Plant Secret Lust Coneflowers To Attract Birds (But There's Another Big Benefit)

Secret lust coneflowers (Echinacea "Secret Lust") are fragrant, double-flowering perennials belonging to the Asteraceae family. Native to central or eastern North America, the flowers have a central pom-pom of red-orange disc flowers surrounded by a light pink outer ray of petals. As with other Echinacea species, secret lust coneflowers are a favorite with birds. But that's not all: These hardy perennials are generally avoided by deer, making them a great option for gardens without fencing.

Secret lust coneflowers are happy in full sun to partial shade and grow well in a range of well-draining soil types. Suitable for zones 4a-9b, the flowers can bloom from spring through fall. Like other members of the Echinacea "Secret" series, these perennials can be grown as part of mixed borders, prairie plantings, wildflower meadows, and as container plants. While secret lust coneflowers attract birds to your yard, their double flowers may be less attractive to nectar-feeding insects such as bees.

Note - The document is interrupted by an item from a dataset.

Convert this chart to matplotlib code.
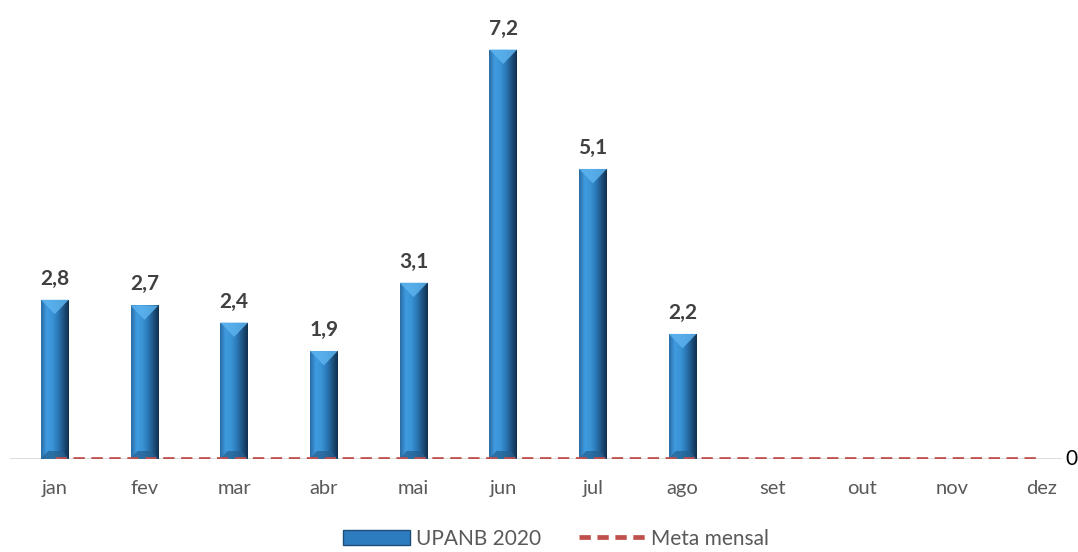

Why do birds love secret lust coneflowers?

Our gardens provide an opportunity to observe a wide variety of birds. While specialized, nectar-rich flowers attract hummingbirds to your garden, it's the coneflower seeds that entice birds such as goldfinches and sparrows. Echinacea species produce an abundance of tiny seeds that these small songbirds love to eat. Food in the fall will support birds preparing for winter, whereas nourishment during spring will help birds feed their young.

After a plant has flowered it will begin to form seeds. Deadheading your garden's flowers can promote a second bloom for many flowering plants, including secret lust coneflowers. This practice works by preventing energy from being directed to seed production. However, when the coneflower flower heads are left in place, they provide a valuable food source for visiting birds. To find the perfect balance between abundant blooms and attracting songbirds, deadhead some — but not all — of your Echnicacea blooms through the growing season and leave others to form seeds. Come fall, allow all of your secret lust coneflowers to produce seed in time for the winter.

Companion flowers to deter deers

Growing secret lust coneflowers alongside other bird-attracting flowers is a great option to create a wildlife haven. And though cultivating plants in a garden frequented by deer can be challenging, there are several pollinator species that deer find unpalatable. When choosing companion plants for mixed arrangements, ensure the species share similar environmental and care needs. 

As for Echinacea species, they grow particularly well alongside other wildflowers. Penstemons, commonly known as beardtongues, are flowering perennials that hummingbirds can't get enough of. This plant bears nectar-rich blossoms from May through July and also produces seeds that attract songbirds. Black-eyed Susan (Rudbeckia hirta) is another wildflower that will entice goldfinches to your garden. Producing bright to golden yellow flowers during spring and summer, this member of the daisy family also attracts an array of pollinators. Lupines (Lupinus spp.) are another great companion plant for secret lust coneflowers. In bloom from June to August, they provide nectar to hummingbirds and seeds for some game birds.

Of course, animal resistance is never a given. "As far as being rabbit and deer resistant, it's going to vary from population to population," said Chuck Pavilich, director of new product development at TERRA NOVA Nurseries, Inc., while speaking exclusively to House Digest. "Some deer and rabbits may browse them, and some will not."